When back in 1982, Pamela Yates made a documentary about the civil war in Guatemala, she could not have imagined that her research would be used to indict army officers who were responsible for war crimes one day. In Granito, Yates and four other experts bring together their personal investigations to contribute their granito, their grain, to ending impunity.
“If anyone talks about what happened during the conflict and points out the guilty parties, it doesn’t take all that much to kill him”, says Fredy Peccerelli Monterroso, forensic scientist in Guatemala. The mass murder of some 200,000 Maya Indians has been stifled for decades. Reports went missing and survivors did not dare speak out.
In 2005, though, an extensive file containing information on abuses by former soldiers was made public. It finally gives the perpetrators an identity and allows the investigation into the crimes that have been committed and the bodies that have disappeared to start.
Film maker Pamela Yates is asked to carry out the investigation.
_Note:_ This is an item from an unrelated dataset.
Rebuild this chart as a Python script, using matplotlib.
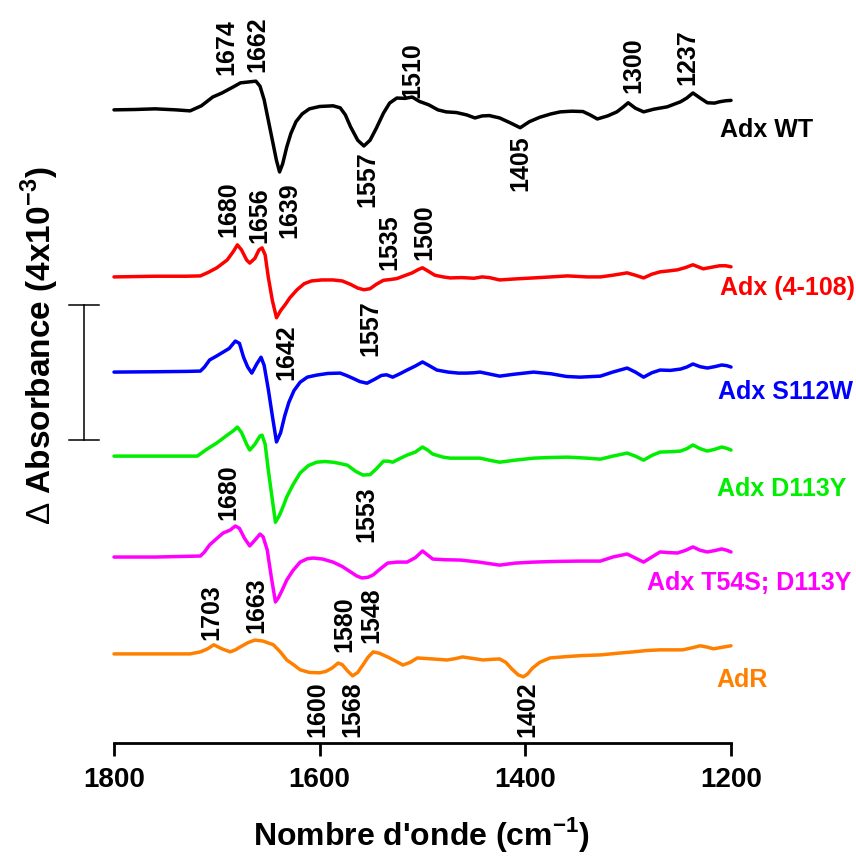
import matplotlib
matplotlib.use('Agg')
import matplotlib.pyplot as plt

# difference spectra, values in 10^-3 absorbance units (relative to each baseline)
wt_wn = [1800, 1780, 1760, 1740, 1726, 1715, 1704, 1695, 1684, 1677, 1668, 1662, 1658, 1654, 1650, 1646,
         1642, 1639, 1636, 1632, 1628, 1623, 1617, 1610, 1600, 1587, 1580, 1575, 1570, 1563, 1557, 1551,
         1545, 1538, 1532, 1525, 1517, 1510, 1503, 1494, 1485, 1477, 1467, 1457, 1449, 1442, 1435, 1425,
         1415, 1405, 1396, 1386, 1375, 1366, 1355, 1344, 1337, 1330, 1320, 1311, 1305, 1300, 1293, 1285,
         1275, 1262, 1249, 1243, 1237, 1230, 1223, 1216, 1211, 1205, 1200]
wt_abs = [0, 0.01, 0.03, 0.0, -0.03, 0.12, 0.38, 0.50, 0.68, 0.80, 0.83, 0.85, 0.70, 0.30, -0.30, -0.90,
          -1.50, -1.84, -1.60, -1.10, -0.70, -0.35, -0.12, 0.03, 0.10, 0.12, 0.06, -0.15, -0.50, -0.90, -1.07, -0.90,
          -0.55, -0.10, 0.20, 0.35, 0.34, 0.38, 0.25, 0.15, 0.0, -0.06, -0.08, -0.15, -0.24, -0.18, -0.17, -0.24,
          -0.38, -0.53, -0.35, -0.22, -0.12, -0.06, -0.04, -0.05, -0.15, -0.27, -0.18, -0.06, 0.08, 0.21, 0.05, -0.06,
          0.02, 0.09, 0.24, 0.35, 0.50, 0.35, 0.21, 0.20, 0.24, 0.27, 0.28]

t108_wn = [1800, 1760, 1730, 1716, 1708, 1700, 1690, 1684, 1680, 1676, 1671, 1668, 1663, 1659, 1656, 1653,
           1650, 1646, 1642, 1638, 1633, 1629, 1622, 1615, 1608, 1598, 1587, 1578, 1570, 1563, 1557, 1551,
           1545, 1538, 1532, 1525, 1518, 1510, 1504, 1500, 1495, 1488, 1480, 1473, 1462, 1450, 1442, 1435,
           1425, 1410, 1392, 1375, 1359, 1340, 1327, 1315, 1301, 1293, 1285, 1277, 1269, 1260, 1252, 1244,
           1237, 1232, 1227, 1220, 1211, 1205, 1200]
t108_abs = [0, 0.02, 0.02, 0.03, 0.14, 0.27, 0.50, 0.75, 0.95, 0.80, 0.50, 0.41, 0.55, 0.80, 0.86, 0.65,
            0.0, -0.70, -1.21, -1.00, -0.80, -0.62, -0.38, -0.20, -0.12, -0.09, -0.09, -0.12, -0.22, -0.33, -0.38, -0.35,
            -0.22, -0.10, -0.08, -0.05, 0.03, 0.12, 0.22, 0.27, 0.18, 0.05, 0.0, -0.03, -0.02, -0.04, 0.0, -0.02,
            -0.09, -0.06, -0.03, 0.0, 0.03, 0.0, 0.0, 0.05, 0.12, 0.05, -0.03, 0.08, 0.15, 0.18, 0.21, 0.28,
            0.36, 0.30, 0.24, 0.28, 0.33, 0.33, 0.30]

s112w_wn = [1800, 1760, 1730, 1716, 1712, 1707, 1700, 1694, 1688, 1682, 1678, 1674, 1670, 1666, 1661, 1657,
            1654, 1650, 1646, 1642, 1638, 1634, 1630, 1625, 1619, 1612, 1603, 1592, 1580, 1574, 1568, 1561,
            1554, 1547, 1540, 1535, 1529, 1522, 1515, 1507, 1500, 1494, 1486, 1475, 1465, 1457, 1450, 1444,
            1436, 1425, 1410, 1392, 1375, 1360, 1347, 1327, 1315, 1301, 1293, 1285, 1277, 1269, 1259, 1249,
            1243, 1237, 1230, 1223, 1216, 1209, 1204, 1200]
s112w_abs = [0, 0.01, 0.02, 0.03, 0.15, 0.36, 0.48, 0.59, 0.70, 0.92, 0.85, 0.44, 0.15, -0.03, 0.25, 0.44,
             0.20, -0.50, -1.30, -2.07, -1.80, -1.30, -0.90, -0.55, -0.30, -0.15, -0.09, -0.04, -0.03, -0.10, -0.18, -0.28,
             -0.33, -0.22, -0.10, -0.08, -0.15, -0.05, 0.06, 0.18, 0.30, 0.20, 0.06, 0.0, -0.03, -0.03, -0.02, 0.0,
             -0.05, -0.12, -0.06, 0.0, -0.05, -0.13, -0.15, -0.12, 0.0, 0.12, 0.0, -0.15, -0.02, 0.06, 0.05, 0.09,
             0.15, 0.24, 0.16, 0.12, 0.16, 0.21, 0.19, 0.15]

d113y_wn = [1800, 1760, 1719, 1710, 1700, 1690, 1684, 1680, 1676, 1671, 1668, 1663, 1658, 1656, 1653, 1650,
            1646, 1643, 1639, 1635, 1632, 1626, 1619, 1611, 1603, 1595, 1587, 1580, 1573, 1565, 1558, 1551,
            1545, 1538, 1533, 1529, 1522, 1515, 1507, 1500, 1495, 1490, 1480, 1473, 1460, 1444, 1435, 1425,
            1410, 1392, 1375, 1359, 1340, 1327, 1315, 1301, 1293, 1285, 1277, 1269, 1259, 1249, 1243, 1237,
            1230, 1223, 1216, 1209, 1204, 1200]
d113y_abs = [0, 0.0, 0.0, 0.20, 0.39, 0.62, 0.75, 0.86, 0.70, 0.35, 0.18, 0.35, 0.60, 0.62, 0.35, -0.40,
             -1.30, -1.96, -1.75, -1.45, -1.21, -0.85, -0.50, -0.28, -0.18, -0.16, -0.18, -0.22, -0.27, -0.45, -0.56, -0.55,
             -0.38, -0.15, -0.15, -0.18, -0.07, 0.03, 0.12, 0.27, 0.18, 0.06, -0.03, -0.06, -0.06, -0.06, -0.12, -0.18,
             -0.12, -0.06, -0.04, -0.03, -0.06, -0.09, 0.0, 0.09, 0.0, -0.12, 0.02, 0.12, 0.13, 0.15, 0.22, 0.33,
             0.22, 0.15, 0.20, 0.27, 0.23, 0.18]

t54s_wn = [1800, 1760, 1730, 1716, 1712, 1707, 1700, 1694, 1687, 1682, 1678, 1673, 1668, 1663, 1658, 1655,
           1651, 1647, 1643, 1640, 1636, 1632, 1626, 1619, 1612, 1606, 1597, 1587, 1578, 1570, 1564, 1559,
           1553, 1548, 1541, 1534, 1525, 1515, 1507, 1500, 1495, 1490, 1478, 1463, 1445, 1425, 1410, 1392,
           1370, 1347, 1327, 1315, 1301, 1293, 1285, 1277, 1269, 1260, 1252, 1244, 1237, 1230, 1223, 1216,
           1209, 1204, 1200]
t54s_abs = [0, 0.0, 0.02, 0.03, 0.15, 0.36, 0.55, 0.71, 0.80, 0.92, 0.85, 0.55, 0.33, 0.50, 0.68, 0.60,
            0.21, -0.60, -1.33, -1.20, -0.95, -0.68, -0.40, -0.15, -0.05, -0.03, -0.06, -0.15, -0.28, -0.44, -0.56, -0.62,
            -0.60, -0.53, -0.35, -0.18, -0.15, -0.15, -0.02, 0.18, 0.06, -0.06, -0.08, -0.09, -0.15, -0.24, -0.18, -0.15,
            -0.13, -0.12, -0.12, 0.0, 0.09, -0.03, -0.15, 0.0, 0.15, 0.13, 0.12, 0.20, 0.30, 0.20, 0.15, 0.19,
            0.24, 0.20, 0.15]

adr_wn = [1800, 1760, 1726, 1716, 1709, 1703, 1695, 1687, 1682, 1677, 1670, 1663, 1655, 1645, 1638, 1632,
          1625, 1619, 1610, 1600, 1594, 1588, 1582, 1578, 1573, 1568, 1563, 1558, 1553, 1548, 1542, 1534,
          1527, 1519, 1512, 1505, 1490, 1476, 1468, 1461, 1450, 1441, 1432, 1425, 1419, 1413, 1407, 1402,
          1398, 1393, 1386, 1376, 1360, 1345, 1327, 1310, 1295, 1282, 1269, 1258, 1247, 1238, 1230, 1223,
          1217, 1208, 1200]
adr_abs = [0, 0.0, 0.0, 0.06, 0.15, 0.27, 0.15, 0.06, 0.12, 0.21, 0.33, 0.41, 0.38, 0.27, 0.05, -0.18,
           -0.33, -0.47, -0.55, -0.56, -0.52, -0.42, -0.27, -0.32, -0.50, -0.65, -0.55, -0.33, -0.10, 0.06, 0.02, -0.09,
           -0.20, -0.33, -0.25, -0.12, -0.15, -0.18, -0.14, -0.09, -0.14, -0.18, -0.16, -0.15, -0.25, -0.45, -0.62, -0.68,
           -0.60, -0.42, -0.25, -0.12, -0.08, -0.05, -0.03, 0.02, 0.06, 0.10, 0.12, 0.12, 0.12, 0.18, 0.24, 0.20,
           0.15, 0.20, 0.24]

names = ['Adx WT', 'Adx (4-108)', 'Adx S112W', 'Adx D113Y', 'Adx T54S; D113Y', 'AdR']
colors = ['black', '#ff0000', '#0000ff', '#00ee00', '#ff00ff', '#ff8000']
offsets = [18.76, 13.81, 10.99, 8.50, 5.51, 2.64]
spectra = [(wt_wn, wt_abs), (t108_wn, t108_abs), (s112w_wn, s112w_abs),
           (d113y_wn, d113y_abs), (t54s_wn, t54s_abs), (adr_wn, adr_abs)]
name_pos = [(1211, 18.16), (1211, 13.48), (1213, 10.40), (1214, 7.53), (1282, 4.74), (1214, 1.87)]

# peak labels: text, x, y, vertical alignment
peaks = [('1674', 1691, 19.79, 'bottom'), ('1662', 1661, 19.88, 'bottom'), ('1510', 1510, 19.11, 'bottom'),
         ('1300', 1295, 19.26, 'bottom'), ('1237', 1242, 19.50, 'bottom'), ('1639', 1629, 14.96, 'bottom'),
         ('1557', 1554, 15.88, 'bottom'), ('1405', 1405, 18.01, 'top'),
         ('1680', 1689, 14.99, 'bottom'), ('1656', 1659, 14.81, 'bottom'), ('1535', 1532, 14.01, 'bottom'),
         ('1500', 1498, 14.31, 'bottom'), ('1642', 1632, 12.39, 'top'), ('1557', 1551, 13.13, 'top'),
         ('1553', 1555, 7.59, 'top'), ('1680', 1689, 6.61, 'bottom'),
         ('1703', 1705, 3.05, 'bottom'), ('1663', 1662, 3.26, 'bottom'), ('1580', 1576, 2.70, 'bottom'),
         ('1548', 1550, 2.96, 'bottom'), ('1600', 1602, 0.18, 'bottom'), ('1568', 1568, 0.18, 'bottom'),
         ('1402', 1398, 0.18, 'bottom')]

plt.rcParams['font.family'] = ['Liberation Sans', 'DejaVu Sans']
plt.rcParams['mathtext.fontset'] = 'custom'
plt.rcParams['mathtext.rm'] = 'Liberation Sans'
plt.rcParams['mathtext.bf'] = 'Liberation Sans:bold'

fig = plt.figure(figsize=(8.56, 8.57), dpi=100)
ax = fig.add_axes([114 / 856, 114 / 857, 617 / 856, 733 / 857])

for (wn, a), off, c in zip(spectra, offsets, colors):
    ax.plot(wn, [v + off for v in a], color=c, lw=2.5, clip_on=False,
            solid_joinstyle='round', solid_capstyle='round')

for (x, y), n, c in zip(name_pos, names, colors):
    ax.text(x, y, n, color=c, fontsize=18, fontweight='bold', ha='left', va='center', clip_on=False)

for t, x, y, va in peaks:
    ax.text(x, y, t, rotation=90, fontsize=18, fontweight='bold', ha='center', va=va)

# scale bar = 4x10^-3
ax.plot([1829.2, 1829.2], [8.98, 12.98], color='black', lw=1.1, clip_on=False)
ax.plot([1815, 1843.5], [12.98, 12.98], color='black', lw=1.1, clip_on=False)
ax.plot([1815, 1843.5], [8.98, 8.98], color='black', lw=1.1, clip_on=False)

ax.set_xlim(1800, 1200)
ax.set_ylim(0, 733 / 33.75)
ax.set_xticks([1800, 1600, 1400, 1200])
ax.set_yticks([])
for s in ['top', 'right', 'left']:
    ax.spines[s].set_visible(False)
ax.spines['bottom'].set_linewidth(2)
ax.tick_params(axis='x', length=9.5, width=2, pad=8, labelsize=20)
for lab in ax.get_xticklabels():
    lab.set_fontweight('bold')

fig.text(422 / 856, 1 - 835 / 857, "Nombre d'onde (cm$^{\\mathbf{-1}}$)", fontsize=23, fontweight='bold',
         ha='center', va='center')
fig.text(40 / 856, 1 - 346 / 857, "$\\mathrm{\\Delta}$ Absorbance (4x10$^{\\mathbf{-3}}$)", fontsize=24,
         fontweight='bold', rotation=90, ha='center', va='center')

fig.savefig('out.png', dpi=100)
Her 1982 documentary When the Mountains Tremble, in which Nobel prize winner Rigoberta Menchú made her first public appearance, contains important confessions and testimonies. In Granito, Yates complements shocking footage realized thirty years ago with the experiences and knowledge of lawyers, forensic scientists and other experts.
Previous editions of the festival saw Yates’ documentaries The Reckoning, about the International Criminal Court, and State of Fear, about the terrorist movement Shining Path in Peru.